Woke up this morning and started vomiting, then I checked my temp and it was at 100.7F. My boss told me to use a sick day today.
Then I had to listen to my sponsor lecture me about how he believes I make myself sick just to get out of going to work, like the asshole he usually is.
I have a friend in Michigan who has a roommate and therefore is able to live off his SSDI check alone. He watches movies all day every day and seems to have a blast doing so. While I am stuck living alone with friends who rarely visit, a job that is not a good match for me, limited social outlets due to bad public transit, etc.
I want to buy a bus ticket, pack up my furniture and my valuables, and move to Michigan today.
So, this is timely, and I was just responding to
@Xinyta's situation on another thread.
@Metalhead, your post here, just made me sad that this is what it has come to:
"I have a friend in Michigan who has a roommate and therefore is able to live off his SSDI check alone. He watches movies all day every day and seems to have a blast doing so. While I am stuck living alone with friends who rarely visit, a job that is not a good match for me, limited social outlets due to bad public transit, etc.
I want to buy a bus ticket, pack up my furniture and my valuables, and move to Michigan today."
At this point, here, I will share
@Xinyta's and my posts. Perhaps there might be something you can take away from it:
"Either you start living or you start dying."
To start living, I must be will to let go and allow the answers to come when they will. Rumination will do nothing in helping that. Moving on and asking for help, when I need it, are all I can do now.
^^This^^
Yes! 100%. Start living. Get off the darn electronic devices, walk out the door, and experience life. Find a destination and go. Put your bare feet in the sand and listen to the waves crashing into the surf at a beach. Hike a difficult trail at a National Park. Listen to the birds and insects sing and the wind blowing through the trees in a forest. Feel the rumble of power and mist in your face at the base of a huge waterfall. Walk in the clouds atop a mountain. Rent a canoe and paddle a lazy river for hours in peace and quiet. Instead of trying to get out of the rain, let it soak you. Nature has some of the best therapy in the world.
Sometimes we do need to simply forget those problems and people in our lives by experiencing a different world from our own. One of the best ways is not by altering our consciousness, but by giving it a totally different stimulus. At which point, one will find themself so enveloped in the moment that everything else that they were worried about isn't a thought in their head. It's one of the only times that one can actually feel total freedom, where one's life is theirs alone.

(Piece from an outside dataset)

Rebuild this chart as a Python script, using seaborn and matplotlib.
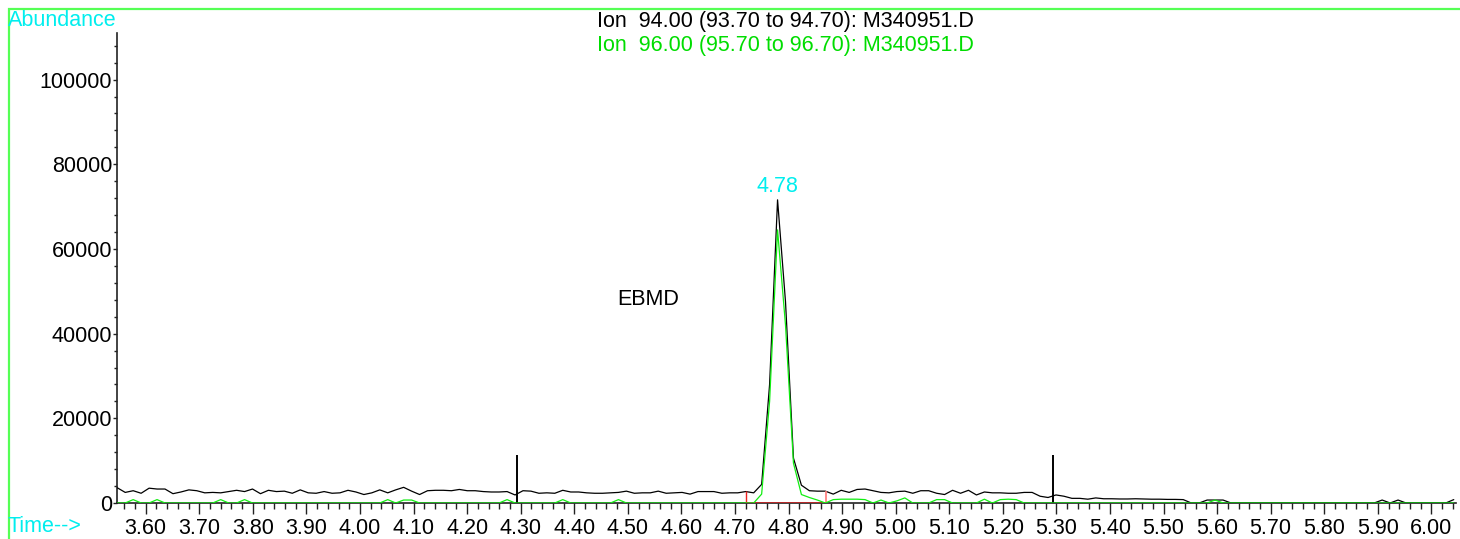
import numpy as np
import matplotlib
matplotlib.use("Agg")
import matplotlib.pyplot as plt
from matplotlib.ticker import MultipleLocator, FuncFormatter
from matplotlib.patches import Rectangle
import seaborn as sns

# scan grid of the run (minutes)
scan_start = 3.547
scan_interval = 0.01485

# Ion 94 abundances, one value per scan
ion94 = [
    3600, 2500, 2900, 2300, 3500, 3300, 3300, 2200, 2600, 3100,
    2900, 2400, 2500, 2400, 2700, 3000, 2700, 3300, 2200, 3000,
    2700, 2800, 2300, 3100, 2400, 2300, 2700, 2300, 2400, 3000,
    2600, 2000, 2400, 3100, 2400, 3100, 3700, 2800, 2000, 2900,
    3000, 3000, 2900, 3200, 2900, 2900, 2700, 2600, 2600, 2700,
    1900, 2900, 2800, 2300, 2400, 2300, 3000, 2600, 2600, 2400,
    2300, 2300, 2400, 2500, 2800, 2300, 2400, 2400, 2800, 2300,
    2400, 2500, 2100, 2700, 2700, 2700, 2300, 2400, 2400, 2700,
    2400, 4400, 28000, 71600, 47500, 10600, 4200, 2900, 2800, 2800,
    2100, 3000, 2500, 3200, 3300, 2900, 2500, 2400, 2700, 2800,
    2300, 2900, 2900, 2300, 2000, 3000, 2300, 3000, 1900, 2600,
    2400, 2400, 2300, 2300, 2500, 2500, 1600, 1300, 1900, 1600,
    1100, 1100, 900, 1200, 1000, 1000, 950, 950, 1000, 950,
    900, 900, 850, 850, 800, 0, 0, 700, 700, 700,
    0, 0, 0, 0, 0, 0, 0, 0, 0, 0,
    0, 0, 0, 0, 0, 0, 0, 0, 0, 700,
    0, 700, 0, 0, 0, 0, 0, 0, 800,
]

# Ion 96 abundances
ion96 = [
    0, 0, 800, 0, 0, 800, 0, 0, 0, 0,
    0, 0, 0, 800, 0, 0, 800, 0, 0, 0,
    0, 0, 0, 0, 0, 0, 0, 0, 0, 0,
    0, 0, 0, 0, 800, 0, 700, 700, 0, 0,
    0, 0, 0, 0, 0, 0, 0, 0, 0, 800,
    0, 0, 0, 0, 0, 0, 800, 0, 0, 0,
    0, 0, 0, 800, 0, 0, 0, 0, 0, 0,
    0, 0, 0, 0, 0, 0, 0, 0, 0, 0,
    0, 2100, 24000, 64500, 42000, 9400, 2000, 1300, 700, 0,
    800, 900, 900, 900, 800, 0, 700, 0, 500, 1200,
    0, 0, 0, 800, 800, 0, 0, 0, 0, 900,
    0, 800, 900, 800, 0, 0, 0, 0, 0, 0,
    0, 0, 0, 0, 0, 0, 0, 0, 0, 0,
    0, 0, 0, 0, 0, 0, 0, 0, 700, 0,
    0, 0, 0, 0, 0, 0, 0, 0, 0, 0,
    0, 0, 0, 0, 0, 0, 0, 0, 0, 0,
    0, 0, 0, 0, 0, 0, 0, 0, 0,
]

spike_times = [4.294, 5.294]
spike_height = 11400
integ_start, integ_end = 4.7205, 4.870
integ_level = 2900
peak_rt = 4.78
peak_top = 71600

sns.set_theme(style="ticks")
plt.rcParams['font.family'] = ['Liberation Sans', 'DejaVu Sans']
FS = 15.5

time = scan_start + scan_interval * np.arange(len(ion94))

fig = plt.figure(figsize=(14.6, 5.39), dpi=100)
ax = fig.add_axes([117 / 1460, 1 - 503 / 539, (1456 - 117) / 1460, (503 - 33) / 539])

sns.lineplot(x=time, y=ion94, ax=ax, color="black", linewidth=0.9, zorder=3)
ax.vlines(spike_times, 0, spike_height, color="black", linewidth=1.4, zorder=4)

# integration markers
ax.plot([integ_start, integ_end], [0, 0], color="#cc2222", linewidth=1.2, zorder=4)
ax.vlines([integ_start], 0, integ_level, color="#ee2222", linewidth=1.0, zorder=4)
ax.vlines([integ_end], 0, integ_level, color="#ff7777", linewidth=1.2, zorder=4)

sns.lineplot(x=time, y=ion96, ax=ax, color="#11ee11", linewidth=0.9, zorder=5)

ax.set_xlim(3.5465, 6.046)
ax.set_ylim(0, 111000)
ax.xaxis.set_major_locator(MultipleLocator(0.1))
ax.xaxis.set_minor_locator(MultipleLocator(0.02))
ax.yaxis.set_major_locator(MultipleLocator(20000))
ax.yaxis.set_minor_locator(MultipleLocator(4000))
ax.xaxis.set_major_formatter(FuncFormatter(lambda v, p: f"{v:.2f}"))
ax.yaxis.set_major_formatter(FuncFormatter(lambda v, p: f"{int(round(v))}"))

for s in ["top", "right"]:
    ax.spines[s].set_visible(False)
for s in ["left", "bottom"]:
    ax.spines[s].set_color("#222222")
    ax.spines[s].set_linewidth(1.2)

ax.tick_params(axis="x", which="major", direction="out", length=8, width=1, color="#222222",
               labelsize=FS, pad=2.5, labelcolor="black")
ax.tick_params(axis="x", which="minor", direction="out", length=4.5, width=1, color="#222222")
ax.tick_params(axis="y", which="major", direction="out", length=3, width=1, color="#222222",
               labelsize=FS, pad=0.5, labelcolor="black")
ax.tick_params(axis="y", which="minor", direction="out", length=2.5, width=1, color="#222222")
ax.set_xlabel("")
ax.set_ylabel("")
ax.set_facecolor("white")
ax.grid(False)

ax.text(4.538, 48000, "EBMD", fontsize=FS, color="black", ha="center", va="center")
ax.annotate(f"{peak_rt:.2f}", xy=(peak_rt, peak_top), xytext=(0, 2), textcoords="offset points",
            ha="center", va="bottom", fontsize=FS, color="#00eeee")

fig.text(785 / 1460, 1 - 21 / 539, "Ion  94.00 (93.70 to 94.70): M340951.D",
         ha="center", va="center", fontsize=FS, color="black")
fig.text(785 / 1460, 1 - 45 / 539, "Ion  96.00 (95.70 to 96.70): M340951.D",
         ha="center", va="center", fontsize=FS, color="#00dd00")
fig.text(8 / 1460, 1 - 21 / 539, "Abundance", ha="left", va="center", fontsize=FS, color="#00eeee")
fig.text(8 / 1460, 1 - 527 / 539, "Time-->", ha="left", va="center", fontsize=FS, color="#00eeee")

fig.patches.append(Rectangle((8.5 / 1460, -0.02), 1.05, 1 - 8.5 / 539 + 0.02,
                             transform=fig.transFigure, fill=False,
                             edgecolor="#55ff55", linewidth=1.6, zorder=0))

fig.savefig("out.png", dpi=100, facecolor="white")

As you get older, regrets and all those should have, would have, and could haves start to build. You don't want to look back your life and say to yourself, "Wow, I really wasted it doing nothing."
Personally, I've got a long, long "bucket list" of things to do and places to see, and sitting at home isn't on that list. I will work and make money so I can find moments and places to escape. My wife and I are off to Scotland for the first time. Leaving in a few weeks. But we find places, even locally, where we can escape and do things and not have to spend any money at all. If we get a free day off of work,
"Where are we going?".
Given your situation from your other posts, I would totally agree. You need a change. If that means moving to Michigan, awesome. I live in Michigan. Great place to live. However, being a lump on a log watching movies and playing video games? Dude, seriously. Unplug once in a while and do something totally scary, exciting, peaceful, meditative, etc. There are plenty of places in Michigan to do that if you look. Put the phone camera down and take in the experience. Be in awe of something and treat it as something precious that only you can experience. Nobody really wants to see anyone else's photos and videos except lonely grandparents missing their children and grandchildren because they are beyond their old body's physical means of sharing the experience with them. Time is horribly cruel to all of us. One thing my old age has taught me very harshly, sometimes those "somedays" never come to us, we have to chase it, reach out, and grab it for ourselves. Life is not a passive endeavor. When you are young and physically able, do it. Live out of a van or a tent. Be a nomad working for food, but experience life.